Exercise 2 (Homework 5).
(Turing machines)
Equivalent models of Turing machines
A computation model is Turing-complete if it can be used to compute every Turing-computable function.
- Show that every partial function computable on a Turing machine with k tapes can be computed on a Turing machine with only 1 tape.
- Show that every partial function computable on a nondeterministic Turing machine can be computed on a deterministic Turing machine.
- Consider the following variation of PDAs: one that has two stacks instead of just one. Transitions then depend on the current state and on the top symbol of each stack. At each step, the automaton can remove the top element from either stack or push new symbols onto them. Such a machine can be used to compute functions: at the start of the computation, one of the stacks contains the input, and at the end, the output is left on a stack. Show that every Turing-computable function can be computed with this 2-stack version of PDAs.
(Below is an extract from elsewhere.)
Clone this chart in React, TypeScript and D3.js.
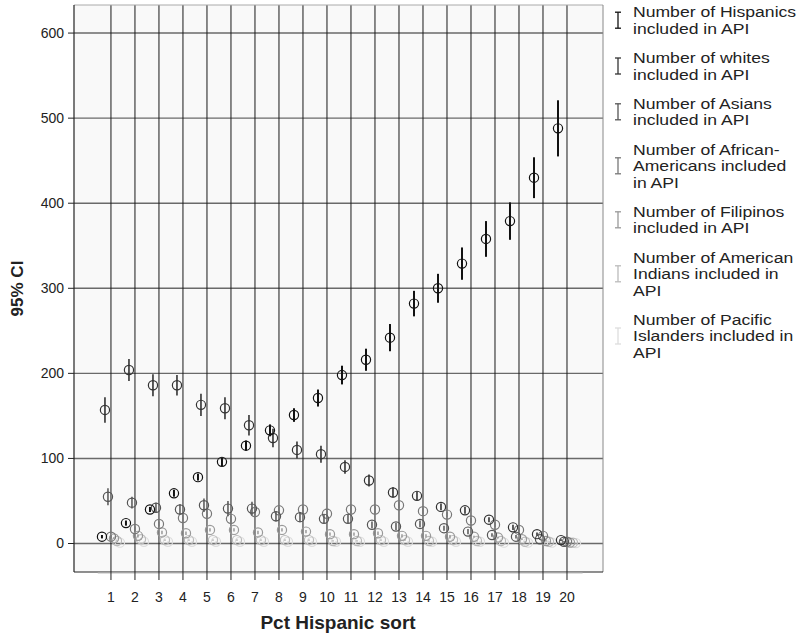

- Consider the following variation of PDAs: one that has a queue instead of a stack. Transitions depend on the current state and on the first element of the queue. At each step, the first element of the queue can be removed and new elements can be added at the end. Such a machine can be used to compute functions: at the start of the computation, the queue contains the input, and at the end, the output is left on the queue. Show that every Turing-computable function can be computed with this queue version of PDAs.
Tip
To show that a certain computational model is Turing-complete, it is enough to show how to simulate the behaviour of a Turing machine. For this exercise there is no need to give a very detailed description of the simulations. Just the general idea is enough.
Computable functions
Recall that a partial function f : \mathbb N^k \to \mathbb N is (Turing-)computable if there exists a Turing machine M_f s.t.
- if f(x_1,\dots,x_k) is defined, then, on input (x_1,\dots,x_k) the machine M_f terminates and the value f(x_1,\dots,x_k) is written in the memory;
- if f(x_1,\dots,x_k) is not defined, the machine M_f does not terminate on input (x_1,\dots,x_k).